Some people are so fortunate! Vancouver-based Patkau Architects has unveiled their latest incredible design - the green-roofed Tula House in British Columbia. Burrowed into the craggy coastline of Quadra Island, the contemporary single family home juts 44 feet above the Pacific Ocean, offering amazingly expansive views. Completed in 2012, the building has won quite a few architectural accolades, including the prestigious Canadian Architect Award of Excellence and the Governor General’s Medal in Architecture.
Inspired by the fairly hostile landscape of the island’s topography, the architects used a combination of natural wood, metal and raw concrete to blend the home into its natural surroundings. The dramatic asymmetrical edges and disorderly spatial organization was meant to reflect the island’s many rock ledges and rough terrain. The ultra-extended steel-framed cantilevered wooden deck adds a dramatic touch to the exterior and allows for incredible views from the interior. Black fiber-cement panels cover the exterior’s concrete walls in order to blend the structure into its natural location.

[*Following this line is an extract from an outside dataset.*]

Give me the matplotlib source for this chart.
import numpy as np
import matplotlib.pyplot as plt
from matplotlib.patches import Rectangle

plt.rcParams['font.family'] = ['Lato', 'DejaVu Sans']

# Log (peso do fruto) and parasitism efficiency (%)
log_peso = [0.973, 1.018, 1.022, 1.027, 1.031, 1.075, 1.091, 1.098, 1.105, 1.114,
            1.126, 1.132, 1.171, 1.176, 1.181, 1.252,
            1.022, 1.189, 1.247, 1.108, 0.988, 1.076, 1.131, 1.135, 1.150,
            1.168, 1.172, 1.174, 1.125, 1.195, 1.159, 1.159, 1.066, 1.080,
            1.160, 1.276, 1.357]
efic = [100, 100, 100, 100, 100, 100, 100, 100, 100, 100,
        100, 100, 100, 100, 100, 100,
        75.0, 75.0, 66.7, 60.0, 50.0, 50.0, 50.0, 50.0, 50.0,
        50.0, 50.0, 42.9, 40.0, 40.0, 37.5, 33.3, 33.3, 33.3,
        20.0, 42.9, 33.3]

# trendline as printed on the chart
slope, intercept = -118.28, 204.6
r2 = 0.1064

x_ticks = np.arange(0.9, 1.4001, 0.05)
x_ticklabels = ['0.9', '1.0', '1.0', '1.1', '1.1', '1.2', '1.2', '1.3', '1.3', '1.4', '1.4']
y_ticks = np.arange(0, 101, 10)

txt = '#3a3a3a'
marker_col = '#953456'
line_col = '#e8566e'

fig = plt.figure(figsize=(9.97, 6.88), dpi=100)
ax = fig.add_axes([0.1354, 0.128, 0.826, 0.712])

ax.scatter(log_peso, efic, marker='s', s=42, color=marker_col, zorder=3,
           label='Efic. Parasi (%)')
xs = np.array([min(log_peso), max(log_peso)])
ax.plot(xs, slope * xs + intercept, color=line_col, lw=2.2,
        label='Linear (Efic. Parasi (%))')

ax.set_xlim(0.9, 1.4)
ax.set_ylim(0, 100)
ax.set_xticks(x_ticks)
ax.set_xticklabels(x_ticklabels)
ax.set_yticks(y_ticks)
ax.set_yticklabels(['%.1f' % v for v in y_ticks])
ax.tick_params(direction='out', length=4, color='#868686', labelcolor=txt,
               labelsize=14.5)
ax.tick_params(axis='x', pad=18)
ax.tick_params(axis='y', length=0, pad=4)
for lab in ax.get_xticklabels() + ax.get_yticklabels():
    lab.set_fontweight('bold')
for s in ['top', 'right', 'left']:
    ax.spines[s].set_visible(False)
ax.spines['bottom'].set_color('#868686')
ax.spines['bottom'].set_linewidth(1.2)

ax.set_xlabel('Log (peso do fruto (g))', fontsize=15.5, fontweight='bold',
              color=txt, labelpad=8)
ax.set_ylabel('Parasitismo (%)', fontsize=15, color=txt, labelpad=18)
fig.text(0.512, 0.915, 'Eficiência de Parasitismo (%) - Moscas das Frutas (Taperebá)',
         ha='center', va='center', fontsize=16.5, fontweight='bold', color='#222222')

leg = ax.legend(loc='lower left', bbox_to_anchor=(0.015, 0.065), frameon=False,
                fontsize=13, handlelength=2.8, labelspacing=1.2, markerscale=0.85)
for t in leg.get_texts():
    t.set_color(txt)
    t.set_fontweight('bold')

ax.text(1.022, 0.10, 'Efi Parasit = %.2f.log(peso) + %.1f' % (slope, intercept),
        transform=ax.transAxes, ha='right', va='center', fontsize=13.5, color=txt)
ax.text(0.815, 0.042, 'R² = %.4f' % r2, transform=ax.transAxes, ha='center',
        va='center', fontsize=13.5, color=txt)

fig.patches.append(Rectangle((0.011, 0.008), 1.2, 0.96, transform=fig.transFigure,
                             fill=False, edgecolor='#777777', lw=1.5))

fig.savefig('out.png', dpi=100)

Designers also used natural materials such as moss and native ground to cover the roof in order to further burrow the structure into the surrounding dark forest.
The natural setting of the residence seamlessly flows into the house’s living space, starting at the entry courtyard where groundwater runs through the large landscaped outdoor space used for entertaining and relaxing. The home’s rugged nature makes its way into the interior with raw concrete finishes on the walls and the floors. Strategic touches on the interior such as narrow skylights, moss-covered ledges, and diagonal lines were all designed to lead the viewer’s gaze towards the sublime views of the expansive ocean below.